* BEGIN COLLECTED MATERIAL *

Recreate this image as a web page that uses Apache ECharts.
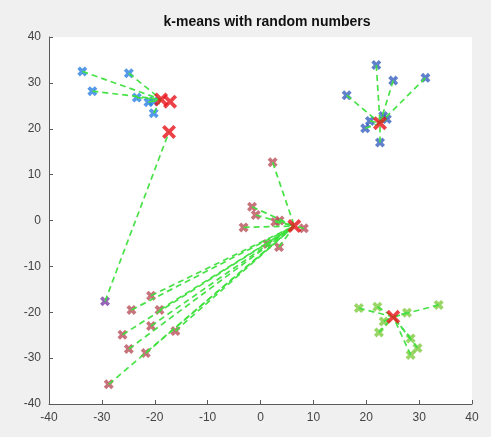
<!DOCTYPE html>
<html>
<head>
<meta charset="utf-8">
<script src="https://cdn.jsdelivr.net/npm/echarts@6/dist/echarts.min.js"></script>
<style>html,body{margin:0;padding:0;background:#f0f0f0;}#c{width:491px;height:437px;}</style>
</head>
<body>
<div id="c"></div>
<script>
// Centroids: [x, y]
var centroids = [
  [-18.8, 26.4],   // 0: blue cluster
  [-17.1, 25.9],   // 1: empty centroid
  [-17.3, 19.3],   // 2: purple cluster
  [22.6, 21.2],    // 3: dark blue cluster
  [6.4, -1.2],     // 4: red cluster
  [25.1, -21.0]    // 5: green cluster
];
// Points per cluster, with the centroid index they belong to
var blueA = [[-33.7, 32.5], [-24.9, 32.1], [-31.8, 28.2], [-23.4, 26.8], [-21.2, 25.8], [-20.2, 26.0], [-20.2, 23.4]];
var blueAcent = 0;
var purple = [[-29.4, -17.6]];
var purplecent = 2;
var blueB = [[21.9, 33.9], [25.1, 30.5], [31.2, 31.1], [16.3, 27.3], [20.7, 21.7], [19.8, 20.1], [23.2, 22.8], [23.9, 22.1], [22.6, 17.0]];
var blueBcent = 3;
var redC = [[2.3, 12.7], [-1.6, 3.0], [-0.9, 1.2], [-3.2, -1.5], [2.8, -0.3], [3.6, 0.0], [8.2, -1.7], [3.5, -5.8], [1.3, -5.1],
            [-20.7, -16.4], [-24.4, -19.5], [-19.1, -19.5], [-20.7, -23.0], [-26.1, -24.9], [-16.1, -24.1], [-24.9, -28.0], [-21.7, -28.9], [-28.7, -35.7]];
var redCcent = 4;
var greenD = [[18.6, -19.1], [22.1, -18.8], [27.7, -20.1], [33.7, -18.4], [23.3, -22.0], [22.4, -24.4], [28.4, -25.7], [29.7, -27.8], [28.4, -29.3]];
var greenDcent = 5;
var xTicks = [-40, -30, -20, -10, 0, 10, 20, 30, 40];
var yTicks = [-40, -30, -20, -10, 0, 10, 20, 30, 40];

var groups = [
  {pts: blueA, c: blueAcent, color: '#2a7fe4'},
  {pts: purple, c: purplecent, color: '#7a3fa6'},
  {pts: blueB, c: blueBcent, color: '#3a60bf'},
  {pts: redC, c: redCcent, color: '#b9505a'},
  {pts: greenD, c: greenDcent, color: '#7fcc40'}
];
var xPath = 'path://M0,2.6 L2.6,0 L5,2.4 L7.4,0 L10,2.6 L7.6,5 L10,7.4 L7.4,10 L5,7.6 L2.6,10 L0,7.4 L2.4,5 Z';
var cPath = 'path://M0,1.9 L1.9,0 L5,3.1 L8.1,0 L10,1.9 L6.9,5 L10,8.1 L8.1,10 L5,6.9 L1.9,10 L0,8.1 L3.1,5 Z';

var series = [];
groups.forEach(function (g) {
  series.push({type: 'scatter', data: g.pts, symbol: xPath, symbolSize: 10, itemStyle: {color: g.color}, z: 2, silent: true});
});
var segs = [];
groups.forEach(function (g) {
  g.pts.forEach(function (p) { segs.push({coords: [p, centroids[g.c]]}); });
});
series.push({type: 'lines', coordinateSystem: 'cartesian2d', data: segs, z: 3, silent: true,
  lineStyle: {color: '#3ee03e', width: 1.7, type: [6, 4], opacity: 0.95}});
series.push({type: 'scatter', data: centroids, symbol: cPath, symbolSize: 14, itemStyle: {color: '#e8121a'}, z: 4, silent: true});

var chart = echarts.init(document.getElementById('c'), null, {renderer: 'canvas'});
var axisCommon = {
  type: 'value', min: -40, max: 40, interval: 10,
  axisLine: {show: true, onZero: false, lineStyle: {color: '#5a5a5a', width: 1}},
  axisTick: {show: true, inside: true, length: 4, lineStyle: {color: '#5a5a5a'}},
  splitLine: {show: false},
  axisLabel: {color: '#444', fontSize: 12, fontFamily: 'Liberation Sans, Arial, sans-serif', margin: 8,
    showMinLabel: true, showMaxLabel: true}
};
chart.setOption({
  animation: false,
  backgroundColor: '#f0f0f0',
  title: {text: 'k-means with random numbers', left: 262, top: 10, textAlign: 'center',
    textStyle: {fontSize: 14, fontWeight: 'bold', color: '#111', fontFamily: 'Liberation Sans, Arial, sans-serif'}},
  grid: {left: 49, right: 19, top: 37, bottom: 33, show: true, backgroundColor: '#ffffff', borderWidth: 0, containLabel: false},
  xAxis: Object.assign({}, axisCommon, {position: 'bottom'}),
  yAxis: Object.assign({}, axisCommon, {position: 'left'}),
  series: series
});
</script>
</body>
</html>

* END COLLECTED MATERIAL *

WHAT NEEDS TO BE DONE: Pictures are excluded; output everything else in the data verbatim.

SOLUTION TO THIS EXERCISE:
Recreate this image as a web page that uses Apache ECharts.
<!DOCTYPE html>
<html>
<head>
<meta charset="utf-8">
<script src="https://cdn.jsdelivr.net/npm/echarts@6/dist/echarts.min.js"></script>
<style>html,body{margin:0;padding:0;background:#f0f0f0;}#c{width:491px;height:437px;}</style>
</head>
<body>
<div id="c"></div>
<script>
// Centroids: [x, y]
var centroids = [
  [-18.8, 26.4],   // 0: blue cluster
  [-17.1, 25.9],   // 1: empty centroid
  [-17.3, 19.3],   // 2: purple cluster
  [22.6, 21.2],    // 3: dark blue cluster
  [6.4, -1.2],     // 4: red cluster
  [25.1, -21.0]    // 5: green cluster
];
// Points per cluster, with the centroid index they belong to
var blueA = [[-33.7, 32.5], [-24.9, 32.1], [-31.8, 28.2], [-23.4, 26.8], [-21.2, 25.8], [-20.2, 26.0], [-20.2, 23.4]];
var blueAcent = 0;
var purple = [[-29.4, -17.6]];
var purplecent = 2;
var blueB = [[21.9, 33.9], [25.1, 30.5], [31.2, 31.1], [16.3, 27.3], [20.7, 21.7], [19.8, 20.1], [23.2, 22.8], [23.9, 22.1], [22.6, 17.0]];
var blueBcent = 3;
var redC = [[2.3, 12.7], [-1.6, 3.0], [-0.9, 1.2], [-3.2, -1.5], [2.8, -0.3], [3.6, 0.0], [8.2, -1.7], [3.5, -5.8], [1.3, -5.1],
            [-20.7, -16.4], [-24.4, -19.5], [-19.1, -19.5], [-20.7, -23.0], [-26.1, -24.9], [-16.1, -24.1], [-24.9, -28.0], [-21.7, -28.9], [-28.7, -35.7]];
var redCcent = 4;
var greenD = [[18.6, -19.1], [22.1, -18.8], [27.7, -20.1], [33.7, -18.4], [23.3, -22.0], [22.4, -24.4], [28.4, -25.7], [29.7, -27.8], [28.4, -29.3]];
var greenDcent = 5;
var xTicks = [-40, -30, -20, -10, 0, 10, 20, 30, 40];
var yTicks = [-40, -30, -20, -10, 0, 10, 20, 30, 40];

var groups = [
  {pts: blueA, c: blueAcent, color: '#2a7fe4'},
  {pts: purple, c: purplecent, color: '#7a3fa6'},
  {pts: blueB, c: blueBcent, color: '#3a60bf'},
  {pts: redC, c: redCcent, color: '#b9505a'},
  {pts: greenD, c: greenDcent, color: '#7fcc40'}
];
var xPath = 'path://M0,2.6 L2.6,0 L5,2.4 L7.4,0 L10,2.6 L7.6,5 L10,7.4 L7.4,10 L5,7.6 L2.6,10 L0,7.4 L2.4,5 Z';
var cPath = 'path://M0,1.9 L1.9,0 L5,3.1 L8.1,0 L10,1.9 L6.9,5 L10,8.1 L8.1,10 L5,6.9 L1.9,10 L0,8.1 L3.1,5 Z';

var series = [];
groups.forEach(function (g) {
  series.push({type: 'scatter', data: g.pts, symbol: xPath, symbolSize: 10, itemStyle: {color: g.color}, z: 2, silent: true});
});
var segs = [];
groups.forEach(function (g) {
  g.pts.forEach(function (p) { segs.push({coords: [p, centroids[g.c]]}); });
});
series.push({type: 'lines', coordinateSystem: 'cartesian2d', data: segs, z: 3, silent: true,
  lineStyle: {color: '#3ee03e', width: 1.7, type: [6, 4], opacity: 0.95}});
series.push({type: 'scatter', data: centroids, symbol: cPath, symbolSize: 14, itemStyle: {color: '#e8121a'}, z: 4, silent: true});

var chart = echarts.init(document.getElementById('c'), null, {renderer: 'canvas'});
var axisCommon = {
  type: 'value', min: -40, max: 40, interval: 10,
  axisLine: {show: true, onZero: false, lineStyle: {color: '#5a5a5a', width: 1}},
  axisTick: {show: true, inside: true, length: 4, lineStyle: {color: '#5a5a5a'}},
  splitLine: {show: false},
  axisLabel: {color: '#444', fontSize: 12, fontFamily: 'Liberation Sans, Arial, sans-serif', margin: 8,
    showMinLabel: true, showMaxLabel: true}
};
chart.setOption({
  animation: false,
  backgroundColor: '#f0f0f0',
  title: {text: 'k-means with random numbers', left: 262, top: 10, textAlign: 'center',
    textStyle: {fontSize: 14, fontWeight: 'bold', color: '#111', fontFamily: 'Liberation Sans, Arial, sans-serif'}},
  grid: {left: 49, right: 19, top: 37, bottom: 33, show: true, backgroundColor: '#ffffff', borderWidth: 0, containLabel: false},
  xAxis: Object.assign({}, axisCommon, {position: 'bottom'}),
  yAxis: Object.assign({}, axisCommon, {position: 'left'}),
  series: series
});
</script>
</body>
</html>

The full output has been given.